Segui então com o trabalho...fui conhecer o RFO do sanctuário, e fiquei completmente alegre ao saber que tal como Paresh, também este tem paixão pelo que faz. Conversámos imenso, mostrou-me os seus planos sobre as infraestruturas que quer construir e disse-me que eu já tinha idade para casar!!! Há duas coisas que oiço bastante desde que cheguei, às vezes directa, outras indirectamente...que tenho de perder peso, e que já tenho idade para casar!!! Na india não há subtilezas, se há algo de errado contigo eles dizem-te na cara...
Depois da "teoria" toda, fomos finalmente para o campo..,visitámos cascatas, trilhos, templos e até uma Plantação de Morangos que pelo percebi ser a única em Goa.
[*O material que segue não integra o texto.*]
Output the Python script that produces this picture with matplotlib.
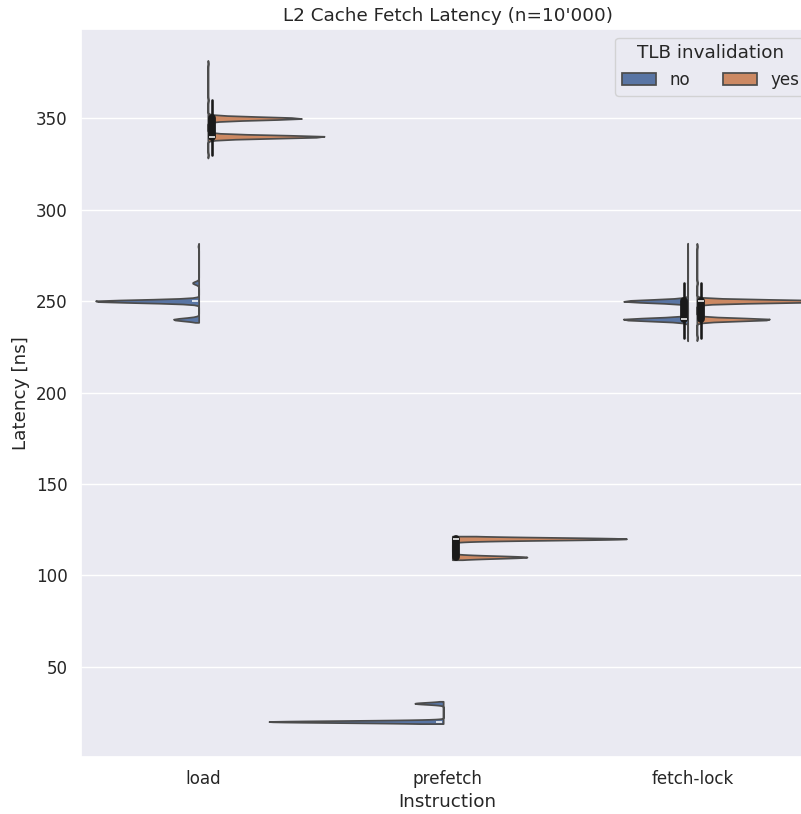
import matplotlib
matplotlib.use("Agg")
import matplotlib.pyplot as plt
import numpy as np
import pandas as pd
import seaborn as sns

instructions = ["load", "prefetch", "fetch-lock"]
tlb_levels = ["no", "yes"]

# latency levels [ns] and how many of the 10'000 samples fell on each level
load_no_ns = [240, 250, 260, 280]
load_no_count = [1850, 7650, 450, 50]
load_yes_ns = [330, 340, 350, 360, 380]
load_yes_count = [25, 5530, 4400, 25, 20]

prefetch_no_ns = [20, 30]
prefetch_no_count = [8600, 1400]
prefetch_yes_ns = [110, 120]
prefetch_yes_count = [3000, 7000]

fetch_lock_no_ns = [230, 240, 250, 260, 280]
fetch_lock_no_count = [30, 5000, 4920, 30, 20]
fetch_lock_yes_ns = [230, 240, 250, 260, 280]
fetch_lock_yes_count = [30, 3350, 6570, 30, 20]


def main():
    groups = [
        ("load", "no", load_no_ns, load_no_count),
        ("load", "yes", load_yes_ns, load_yes_count),
        ("prefetch", "no", prefetch_no_ns, prefetch_no_count),
        ("prefetch", "yes", prefetch_yes_ns, prefetch_yes_count),
        ("fetch-lock", "no", fetch_lock_no_ns, fetch_lock_no_count),
        ("fetch-lock", "yes", fetch_lock_yes_ns, fetch_lock_yes_count),
    ]
    frames = []
    for instr, tlb, ns, count in groups:
        frames.append(pd.DataFrame({
            "Instruction": instr,
            "TLB invalidation": tlb,
            "Latency [ns]": np.repeat(ns, count),
        }))
    df = pd.concat(frames, ignore_index=True)

    sns.set_theme(font_scale=1.1)
    fig = plt.figure(figsize=(8.01, 8.14), dpi=100)
    ax = fig.add_axes([81 / 801, 57.3 / 814, 733.5 / 801, 727.4 / 814])

    sns.violinplot(
        data=df, x="Instruction", y="Latency [ns]", hue="TLB invalidation",
        order=instructions, hue_order=tlb_levels,
        split=True, gap=0.05, width=1.5, inner="box",
        inner_kws=dict(color="#1a1a1a"), ax=ax,
    )
    ax.set_xlim(-0.5, 2.5)
    ax.set_ylim(0.8, 398.7)
    ax.set_title("L2 Cache Fetch Latency (n=10'000)")
    sns.move_legend(ax, "upper right", ncol=2, title="TLB invalidation")

    fig.savefig("out.png", dpi=100)


if __name__ == "__main__":
    main()
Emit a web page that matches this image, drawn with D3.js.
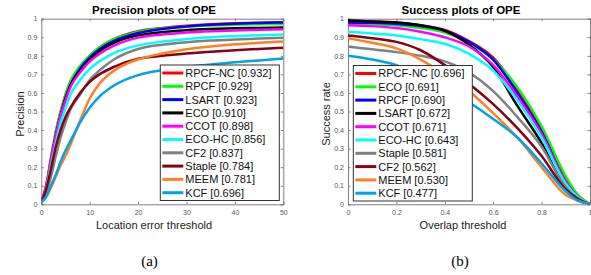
<!DOCTYPE html>
<html>
<head>
<meta charset="utf-8">
<script src="https://cdn.jsdelivr.net/npm/d3@7"></script>
<style>
  body { margin: 0; background: #fff; }
  svg { display: block; font-family: Arial, "Liberation Sans", sans-serif; }
</style>
</head>
<body>
<svg id="chart" width="591" height="275"></svg>
<script>
// precision plot: location error thresholds (px)
var precThresholds = [0, 1, 2, 3, 4, 5, 6, 8, 10, 12, 15, 20, 25, 30, 35, 40, 45, 50];
var precNames  = ["RPCF-NC", "RPCF", "LSART", "ECO", "CCOT", "ECO-HC", "CF2", "Staple", "MEEM", "KCF"];
var precScores = ["0.932", "0.929", "0.923", "0.910", "0.898", "0.856", "0.837", "0.784", "0.781", "0.696"];
var precValues = [
  [0.01, 0.10, 0.25, 0.39, 0.50, 0.59, 0.66, 0.74, 0.80, 0.845, 0.89, 0.932, 0.950, 0.962, 0.970, 0.975, 0.978, 0.980],
  [0.01, 0.10, 0.25, 0.39, 0.50, 0.59, 0.66, 0.745, 0.80, 0.845, 0.89, 0.929, 0.947, 0.957, 0.963, 0.967, 0.970, 0.972],
  [0.01, 0.09, 0.23, 0.37, 0.48, 0.57, 0.64, 0.73, 0.79, 0.835, 0.88, 0.923, 0.945, 0.958, 0.967, 0.973, 0.977, 0.980],
  [0.01, 0.09, 0.23, 0.37, 0.48, 0.57, 0.64, 0.72, 0.78, 0.825, 0.87, 0.910, 0.928, 0.938, 0.944, 0.948, 0.950, 0.952],
  [0.01, 0.10, 0.24, 0.37, 0.48, 0.56, 0.63, 0.71, 0.77, 0.81, 0.855, 0.898, 0.915, 0.925, 0.932, 0.937, 0.940, 0.943],
  [0.01, 0.08, 0.21, 0.33, 0.44, 0.52, 0.59, 0.67, 0.73, 0.77, 0.815, 0.856, 0.877, 0.890, 0.900, 0.906, 0.911, 0.915],
  [0.01, 0.06, 0.15, 0.26, 0.36, 0.44, 0.51, 0.59, 0.67, 0.72, 0.78, 0.837, 0.860, 0.873, 0.882, 0.888, 0.893, 0.897],
  [0.01, 0.08, 0.19, 0.31, 0.40, 0.47, 0.52, 0.60, 0.66, 0.70, 0.74, 0.784, 0.800, 0.812, 0.822, 0.830, 0.837, 0.843],
  [0.01, 0.04, 0.09, 0.15, 0.21, 0.26, 0.32, 0.45, 0.57, 0.65, 0.72, 0.781, 0.812, 0.835, 0.850, 0.862, 0.870, 0.877],
  [0.01, 0.04, 0.10, 0.16, 0.23, 0.29, 0.34, 0.44, 0.52, 0.58, 0.64, 0.696, 0.723, 0.740, 0.753, 0.765, 0.775, 0.785]
];
var precColors = ["#ff0000", "#00ff00", "#0000ff", "#000000", "#ff00ff", "#00ffff", "#808080", "#880015", "#ff7f27", "#00a2e8"];

// success plot: overlap thresholds
var succThresholds = [0, 0.1, 0.2, 0.3, 0.4, 0.5, 0.6, 0.7, 0.8, 0.9, 0.95, 1];
var succNames  = ["RPCF-NC", "ECO", "RPCF", "LSART", "CCOT", "ECO-HC", "Staple", "CF2", "MEEM", "KCF"];
var succScores = ["0.696", "0.691", "0.690", "0.672", "0.671", "0.643", "0.581", "0.562", "0.530", "0.477"];
var succValues = [
  [0.99, 0.985, 0.98, 0.965, 0.94, 0.88, 0.79, 0.62, 0.40, 0.14, 0.05, 0],
  [0.975, 0.97, 0.965, 0.95, 0.925, 0.87, 0.78, 0.63, 0.42, 0.15, 0.05, 0],
  [0.98, 0.978, 0.972, 0.96, 0.935, 0.875, 0.78, 0.60, 0.39, 0.12, 0.04, 0],
  [0.99, 0.985, 0.98, 0.965, 0.935, 0.86, 0.74, 0.53, 0.33, 0.09, 0.03, 0],
  [0.965, 0.96, 0.95, 0.93, 0.90, 0.85, 0.75, 0.58, 0.38, 0.12, 0.04, 0],
  [0.93, 0.92, 0.91, 0.89, 0.865, 0.81, 0.72, 0.56, 0.36, 0.11, 0.04, 0],
  [0.85, 0.835, 0.82, 0.80, 0.77, 0.71, 0.61, 0.47, 0.31, 0.09, 0.03, 0],
  [0.91, 0.895, 0.875, 0.83, 0.75, 0.65, 0.54, 0.41, 0.26, 0.08, 0.03, 0],
  [0.895, 0.87, 0.84, 0.78, 0.70, 0.61, 0.49, 0.36, 0.20, 0.05, 0.02, 0],
  [0.80, 0.78, 0.75, 0.70, 0.63, 0.55, 0.46, 0.36, 0.22, 0.07, 0.02, 0]
];
var succColors = ["#ff0000", "#00ff00", "#0000ff", "#000000", "#ff00ff", "#00ffff", "#808080", "#880015", "#ff7f27", "#00a2e8"];

var yTicks = [0, 0.1, 0.2, 0.3, 0.4, 0.5, 0.6, 0.7, 0.8, 0.9, 1];

var svg = d3.select("#chart");

function drawPanel(opt) {
    var x = d3.scaleLinear().domain(opt.xDomain).range([opt.left, opt.right]);
    var y = d3.scaleLinear().domain([0, 1]).range([204.3, 18.7]);
    var g = svg.append("g");

    g.append("clipPath").attr("id", opt.id + "-clip")
        .append("rect")
        .attr("x", opt.left).attr("y", y(1))
        .attr("width", opt.right - opt.left).attr("height", y(0) - y(1));

    // axes, ticks inward on all four sides
    var axes = [
        d3.axisBottom(x).tickValues(opt.xTicks).tickSize(-2.5).tickFormat(d3.format("")),
        d3.axisTop(x).tickValues(opt.xTicks).tickSize(-2.5).tickFormat(""),
        d3.axisLeft(y).tickValues(yTicks).tickSize(-2.5).tickFormat(d3.format("")),
        d3.axisRight(y).tickValues(yTicks).tickSize(-2.5).tickFormat("")
    ];
    var trans = ["translate(0," + y(0) + ")", "translate(0," + y(1) + ")",
                 "translate(" + opt.left + ",0)", "translate(" + opt.right + ",0)"];
    axes.forEach(function(a, i) {
        var ag = g.append("g").attr("transform", trans[i]).call(a);
        ag.select(".domain").attr("stroke", "#808080");
        ag.selectAll(".tick line").attr("stroke", "#808080");
        ag.selectAll(".tick text").attr("fill", "#555").style("font-size", "7px");
        if (i == 0) ag.selectAll(".tick text").attr("dy", "0.9em").attr("y", 4);
        if (i == 2) ag.selectAll(".tick text").attr("x", -4);
    });

    var line = d3.line()
        .x(function(d) { return x(d[0]); })
        .y(function(d) { return y(d[1]); })
        .curve(d3.curveMonotoneX);

    var curves = g.append("g").attr("clip-path", "url(#" + opt.id + "-clip)");
    opt.values.forEach(function(vals, i) {
        curves.append("path")
            .datum(opt.thresholds.map(function(t, j) { return [t, vals[j]]; }))
            .attr("fill", "none")
            .attr("stroke", opt.colors[i])
            .attr("stroke-width", 2.5)
            .attr("d", line);
    });

    // title and labels
    g.append("text").attr("x", opt.titleX).attr("y", 14)
        .attr("text-anchor", "middle").style("font-size", "11.5px").style("font-weight", "bold")
        .text(opt.title);
    g.append("text").attr("x", opt.xLabelX).attr("y", 229)
        .attr("text-anchor", "middle").style("font-size", "11px").attr("fill", "#222")
        .text(opt.xLabel);
    g.append("text")
        .attr("transform", "translate(" + opt.yLabelX + ",114) rotate(-90)")
        .attr("text-anchor", "middle").style("font-size", "11px").attr("fill", "#222")
        .text(opt.yLabel);
    g.append("text").attr("x", opt.captionX).attr("y", 266)
        .attr("text-anchor", "middle")
        .style("font-family", "'Times New Roman', 'Liberation Serif', Times, serif").style("font-size", "15px")
        .text(opt.caption);

    // legend
    var lg = g.append("g");
    lg.append("rect")
        .attr("x", opt.legX).attr("y", opt.legY)
        .attr("width", 119).attr("height", 135.5)
        .attr("fill", "#fff").attr("stroke", "#333").attr("stroke-width", 1);
    opt.names.forEach(function(n, i) {
        var ry = opt.legY + 8 + i * 13.3;
        lg.append("line")
            .attr("x1", opt.legX + 2).attr("x2", opt.legX + 23)
            .attr("y1", ry).attr("y2", ry)
            .attr("stroke", opt.colors[i]).attr("stroke-width", 3);
        lg.append("text")
            .attr("x", opt.legX + 25).attr("y", ry).attr("dy", "0.36em")
            .style("font-size", "11px").attr("fill", "#111")
            .text(n + " [" + opt.scores[i] + "]");
    });
}

drawPanel({
    id: "prec", left: 41.3, right: 283.3, xDomain: [0, 50], xTicks: [0, 10, 20, 30, 40, 50],
    thresholds: precThresholds, values: precValues, colors: precColors,
    names: precNames, scores: precScores,
    title: "Precision plots of OPE", titleX: 154,
    xLabel: "Location error threshold", xLabelX: 154,
    yLabel: "Precision", yLabelX: 24,
    caption: "(a)", captionX: 149.5,
    legX: 160.3, legY: 65
});

drawPanel({
    id: "succ", left: 348, right: 590, xDomain: [0, 1], xTicks: [0, 0.2, 0.4, 0.6, 0.8, 1],
    thresholds: succThresholds, values: succValues, colors: succColors,
    names: succNames, scores: succScores,
    title: "Success plots of OPE", titleX: 461,
    xLabel: "Overlap threshold", xLabelX: 463,
    yLabel: "Success rate", yLabelX: 330,
    caption: "(b)", captionX: 460,
    legX: 353.3, legY: 65.5
});
</script>
</body>
</html>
Mais uma vez sendo tratada como Madame, os guardas ofereceram-me duas caixinhas de morangos (além dos que apanhá-mos e comi na hora, mesmo quentes eram deliciosos).
Por motivos de força maior tive de voltar nesse dia para Mapusa...mesmo antes de me vir embora do sanctuário, para não desanimar a Natureza "ofereceu-me" uma muda de pele de uma cobra-de-vinha (Green whip ou Vine Snake) completa!!! (o que não é normal, normalmente só se encontram bocados).
E assim termina a minha visita aos Sanctuários de Vida Selvagem em Goa.